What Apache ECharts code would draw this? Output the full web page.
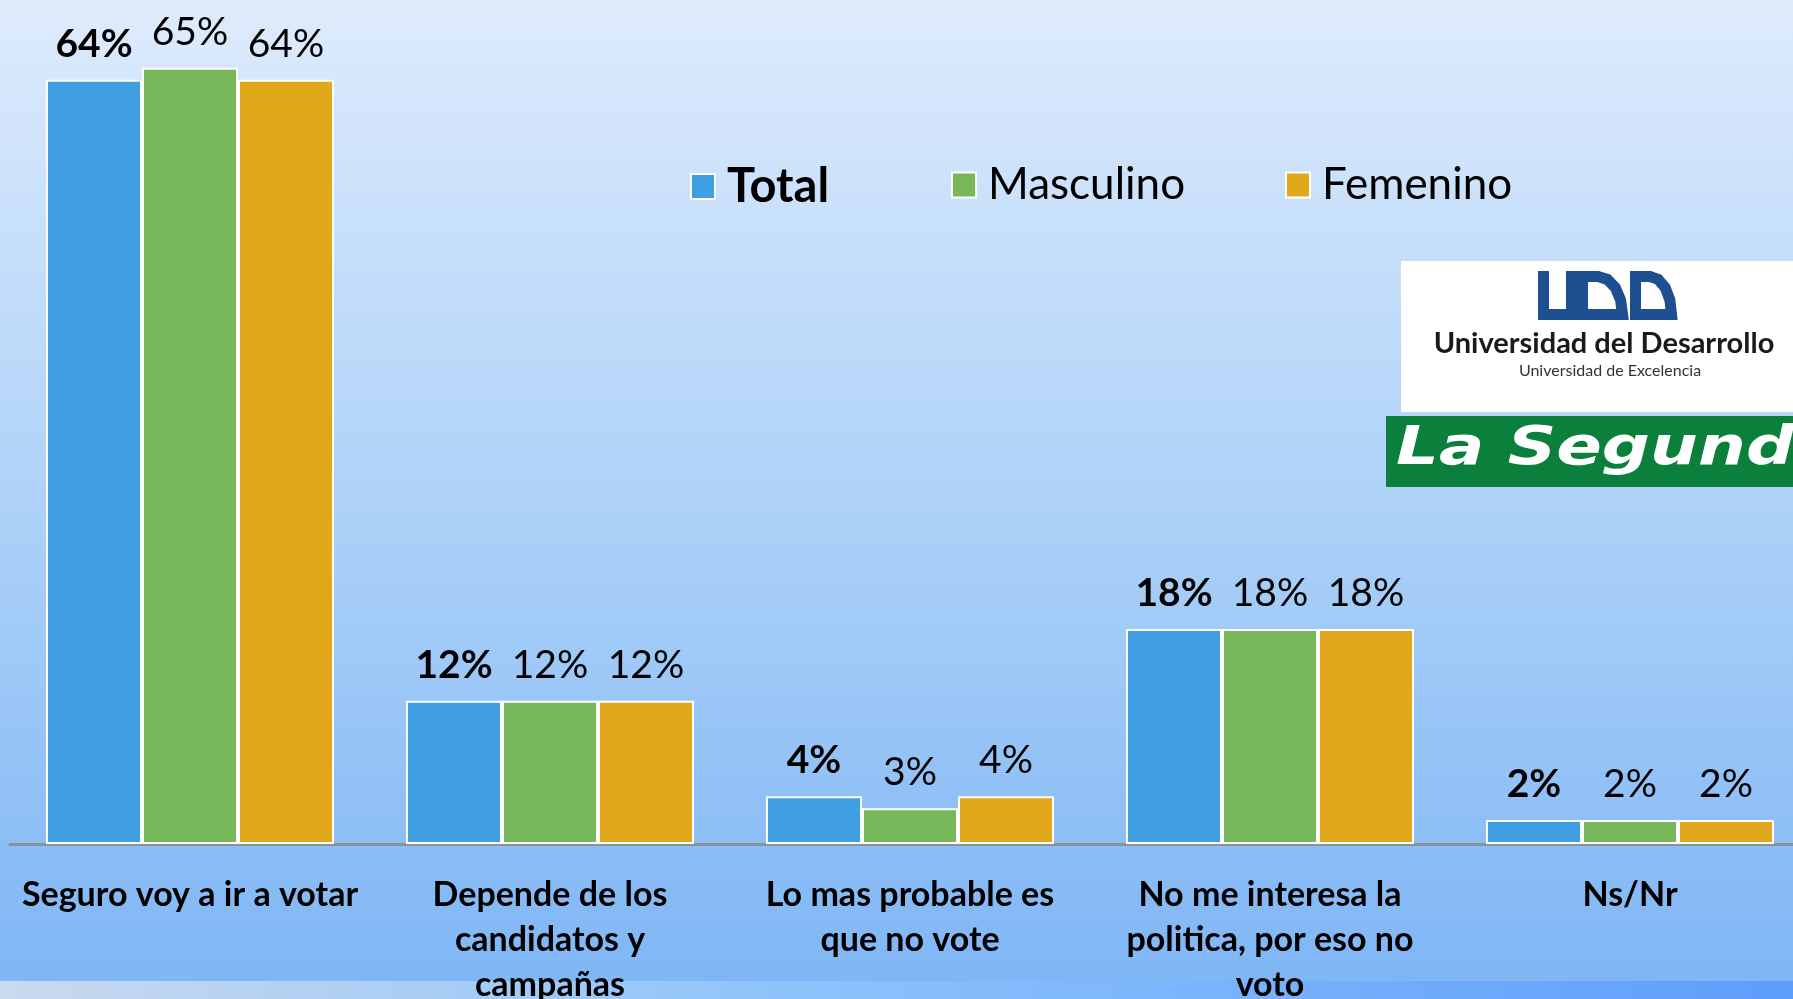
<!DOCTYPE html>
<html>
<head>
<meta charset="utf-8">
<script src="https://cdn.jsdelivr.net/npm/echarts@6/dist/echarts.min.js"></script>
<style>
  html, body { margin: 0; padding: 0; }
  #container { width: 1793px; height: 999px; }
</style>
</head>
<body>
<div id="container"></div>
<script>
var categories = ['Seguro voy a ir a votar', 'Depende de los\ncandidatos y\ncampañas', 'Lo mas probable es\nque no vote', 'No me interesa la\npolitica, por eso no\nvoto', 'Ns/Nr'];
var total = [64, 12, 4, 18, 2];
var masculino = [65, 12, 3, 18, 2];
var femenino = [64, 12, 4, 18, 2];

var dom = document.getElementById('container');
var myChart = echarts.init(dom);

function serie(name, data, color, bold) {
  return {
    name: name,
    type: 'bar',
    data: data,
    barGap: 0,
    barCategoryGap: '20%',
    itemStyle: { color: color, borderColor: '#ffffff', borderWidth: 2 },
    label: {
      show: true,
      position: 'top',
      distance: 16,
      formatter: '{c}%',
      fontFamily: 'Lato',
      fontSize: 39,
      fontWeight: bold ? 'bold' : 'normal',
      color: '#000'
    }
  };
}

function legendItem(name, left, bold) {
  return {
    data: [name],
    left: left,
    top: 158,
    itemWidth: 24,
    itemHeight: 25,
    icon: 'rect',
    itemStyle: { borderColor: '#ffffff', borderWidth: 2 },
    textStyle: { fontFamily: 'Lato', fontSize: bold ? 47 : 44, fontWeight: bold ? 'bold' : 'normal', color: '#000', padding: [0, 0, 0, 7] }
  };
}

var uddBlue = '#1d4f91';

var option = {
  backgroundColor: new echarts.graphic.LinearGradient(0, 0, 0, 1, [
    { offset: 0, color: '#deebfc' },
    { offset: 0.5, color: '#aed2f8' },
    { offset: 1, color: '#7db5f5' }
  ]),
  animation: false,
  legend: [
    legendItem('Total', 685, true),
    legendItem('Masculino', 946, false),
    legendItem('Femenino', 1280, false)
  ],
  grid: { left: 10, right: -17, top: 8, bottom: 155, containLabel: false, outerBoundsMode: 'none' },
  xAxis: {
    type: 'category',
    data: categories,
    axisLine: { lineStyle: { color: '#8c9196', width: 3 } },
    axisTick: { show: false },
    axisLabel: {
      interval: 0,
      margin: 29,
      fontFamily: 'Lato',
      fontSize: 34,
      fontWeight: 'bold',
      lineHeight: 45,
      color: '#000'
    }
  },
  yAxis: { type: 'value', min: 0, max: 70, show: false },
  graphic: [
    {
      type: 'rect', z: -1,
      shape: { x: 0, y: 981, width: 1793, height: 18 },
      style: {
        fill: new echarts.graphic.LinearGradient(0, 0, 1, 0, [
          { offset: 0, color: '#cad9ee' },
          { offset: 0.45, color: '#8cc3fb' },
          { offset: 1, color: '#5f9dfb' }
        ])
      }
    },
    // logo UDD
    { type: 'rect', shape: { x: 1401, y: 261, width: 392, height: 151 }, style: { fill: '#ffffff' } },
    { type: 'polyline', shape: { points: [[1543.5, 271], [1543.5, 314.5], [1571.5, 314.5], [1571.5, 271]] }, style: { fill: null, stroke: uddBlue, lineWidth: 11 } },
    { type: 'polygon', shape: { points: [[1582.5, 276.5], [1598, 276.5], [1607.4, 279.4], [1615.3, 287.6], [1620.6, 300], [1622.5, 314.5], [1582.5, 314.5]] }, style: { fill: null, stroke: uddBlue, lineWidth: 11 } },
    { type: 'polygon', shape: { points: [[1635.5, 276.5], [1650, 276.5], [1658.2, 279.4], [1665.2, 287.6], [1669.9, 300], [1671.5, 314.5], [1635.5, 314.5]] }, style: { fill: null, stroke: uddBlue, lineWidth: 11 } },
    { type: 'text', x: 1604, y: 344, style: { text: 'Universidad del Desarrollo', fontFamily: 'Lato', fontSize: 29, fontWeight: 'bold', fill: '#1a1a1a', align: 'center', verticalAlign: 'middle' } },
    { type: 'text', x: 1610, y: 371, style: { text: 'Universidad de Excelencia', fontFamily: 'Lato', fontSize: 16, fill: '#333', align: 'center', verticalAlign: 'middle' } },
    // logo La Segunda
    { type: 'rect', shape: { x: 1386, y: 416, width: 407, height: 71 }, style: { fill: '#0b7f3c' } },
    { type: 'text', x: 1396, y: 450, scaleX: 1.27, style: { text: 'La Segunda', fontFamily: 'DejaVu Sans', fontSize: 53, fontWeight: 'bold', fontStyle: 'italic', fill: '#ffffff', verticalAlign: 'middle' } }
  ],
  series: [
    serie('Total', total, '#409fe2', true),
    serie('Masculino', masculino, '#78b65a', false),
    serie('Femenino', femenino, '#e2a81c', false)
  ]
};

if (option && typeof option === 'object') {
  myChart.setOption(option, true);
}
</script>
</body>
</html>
^^^^^^^^
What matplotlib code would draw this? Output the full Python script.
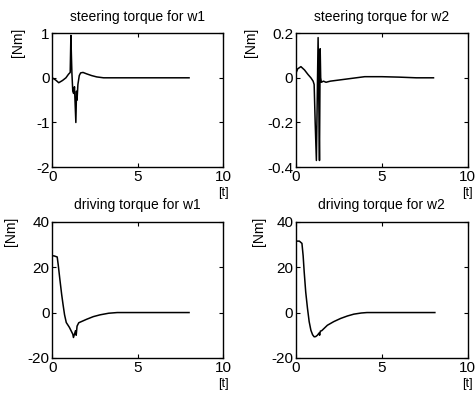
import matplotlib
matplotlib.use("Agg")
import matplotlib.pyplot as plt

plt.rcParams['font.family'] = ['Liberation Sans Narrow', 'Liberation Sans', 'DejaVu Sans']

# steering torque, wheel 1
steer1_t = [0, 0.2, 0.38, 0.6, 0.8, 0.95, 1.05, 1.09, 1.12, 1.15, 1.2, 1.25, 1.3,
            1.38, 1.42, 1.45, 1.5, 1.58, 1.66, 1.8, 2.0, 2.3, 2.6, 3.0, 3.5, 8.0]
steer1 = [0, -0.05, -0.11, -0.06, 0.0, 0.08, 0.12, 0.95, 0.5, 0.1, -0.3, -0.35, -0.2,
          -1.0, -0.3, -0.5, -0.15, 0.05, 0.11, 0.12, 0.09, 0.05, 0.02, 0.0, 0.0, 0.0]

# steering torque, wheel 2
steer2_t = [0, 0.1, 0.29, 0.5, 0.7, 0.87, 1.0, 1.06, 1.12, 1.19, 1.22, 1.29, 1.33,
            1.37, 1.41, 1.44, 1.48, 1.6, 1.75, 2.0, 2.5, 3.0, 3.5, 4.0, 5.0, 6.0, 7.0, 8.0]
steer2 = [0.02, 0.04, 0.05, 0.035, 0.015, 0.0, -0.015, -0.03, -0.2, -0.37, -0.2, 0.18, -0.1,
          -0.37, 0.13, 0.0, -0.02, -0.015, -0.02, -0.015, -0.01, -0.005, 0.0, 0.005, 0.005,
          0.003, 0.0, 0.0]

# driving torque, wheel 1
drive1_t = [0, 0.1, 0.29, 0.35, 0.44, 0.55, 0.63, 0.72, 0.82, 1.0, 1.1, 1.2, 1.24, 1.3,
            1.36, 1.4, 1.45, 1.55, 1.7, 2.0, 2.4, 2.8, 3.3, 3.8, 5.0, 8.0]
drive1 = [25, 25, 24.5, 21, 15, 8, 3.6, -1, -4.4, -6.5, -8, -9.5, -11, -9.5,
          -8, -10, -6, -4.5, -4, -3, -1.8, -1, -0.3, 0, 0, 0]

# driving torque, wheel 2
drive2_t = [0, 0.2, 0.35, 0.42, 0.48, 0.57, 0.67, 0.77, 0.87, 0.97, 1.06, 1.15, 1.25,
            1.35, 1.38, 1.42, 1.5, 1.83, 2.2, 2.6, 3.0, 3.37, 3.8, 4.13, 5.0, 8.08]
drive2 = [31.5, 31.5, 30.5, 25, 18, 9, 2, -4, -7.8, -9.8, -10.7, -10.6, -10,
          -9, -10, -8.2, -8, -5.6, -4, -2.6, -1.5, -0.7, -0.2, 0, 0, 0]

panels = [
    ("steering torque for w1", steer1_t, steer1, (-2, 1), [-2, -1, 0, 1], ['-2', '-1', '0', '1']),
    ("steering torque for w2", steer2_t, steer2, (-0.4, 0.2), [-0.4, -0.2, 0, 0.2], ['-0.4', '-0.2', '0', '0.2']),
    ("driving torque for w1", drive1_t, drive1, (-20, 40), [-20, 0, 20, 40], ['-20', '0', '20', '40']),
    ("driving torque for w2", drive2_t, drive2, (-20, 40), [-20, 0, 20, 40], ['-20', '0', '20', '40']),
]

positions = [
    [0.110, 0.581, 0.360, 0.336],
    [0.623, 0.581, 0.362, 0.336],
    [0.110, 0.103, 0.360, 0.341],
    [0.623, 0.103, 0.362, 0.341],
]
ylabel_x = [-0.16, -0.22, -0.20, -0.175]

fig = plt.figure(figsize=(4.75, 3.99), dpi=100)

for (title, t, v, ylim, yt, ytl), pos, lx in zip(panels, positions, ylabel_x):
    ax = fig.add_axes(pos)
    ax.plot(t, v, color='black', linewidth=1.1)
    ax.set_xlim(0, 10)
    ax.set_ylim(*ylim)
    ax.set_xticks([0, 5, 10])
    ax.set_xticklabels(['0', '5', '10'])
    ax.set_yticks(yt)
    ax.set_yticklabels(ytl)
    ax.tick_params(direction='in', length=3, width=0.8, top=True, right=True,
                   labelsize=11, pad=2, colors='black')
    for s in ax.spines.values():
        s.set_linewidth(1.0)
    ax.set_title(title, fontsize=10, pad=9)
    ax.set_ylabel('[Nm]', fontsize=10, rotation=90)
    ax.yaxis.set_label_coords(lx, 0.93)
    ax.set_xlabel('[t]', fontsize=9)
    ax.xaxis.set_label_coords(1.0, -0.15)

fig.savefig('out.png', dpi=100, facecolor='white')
^^^^^^^^
- **Description of the task**: Give again, word for word, the lines from the one that contains "What matplotlib code" to the one that contains "0.003, 0.0, 0.0]", both included. Omit the pictures.

- **The output**:
What matplotlib code would draw this? Output the full Python script.
import matplotlib
matplotlib.use("Agg")
import matplotlib.pyplot as plt

plt.rcParams['font.family'] = ['Liberation Sans Narrow', 'Liberation Sans', 'DejaVu Sans']

# steering torque, wheel 1
steer1_t = [0, 0.2, 0.38, 0.6, 0.8, 0.95, 1.05, 1.09, 1.12, 1.15, 1.2, 1.25, 1.3,
            1.38, 1.42, 1.45, 1.5, 1.58, 1.66, 1.8, 2.0, 2.3, 2.6, 3.0, 3.5, 8.0]
steer1 = [0, -0.05, -0.11, -0.06, 0.0, 0.08, 0.12, 0.95, 0.5, 0.1, -0.3, -0.35, -0.2,
          -1.0, -0.3, -0.5, -0.15, 0.05, 0.11, 0.12, 0.09, 0.05, 0.02, 0.0, 0.0, 0.0]

# steering torque, wheel 2
steer2_t = [0, 0.1, 0.29, 0.5, 0.7, 0.87, 1.0, 1.06, 1.12, 1.19, 1.22, 1.29, 1.33,
            1.37, 1.41, 1.44, 1.48, 1.6, 1.75, 2.0, 2.5, 3.0, 3.5, 4.0, 5.0, 6.0, 7.0, 8.0]
steer2 = [0.02, 0.04, 0.05, 0.035, 0.015, 0.0, -0.015, -0.03, -0.2, -0.37, -0.2, 0.18, -0.1,
          -0.37, 0.13, 0.0, -0.02, -0.015, -0.02, -0.015, -0.01, -0.005, 0.0, 0.005, 0.005,
          0.003, 0.0, 0.0]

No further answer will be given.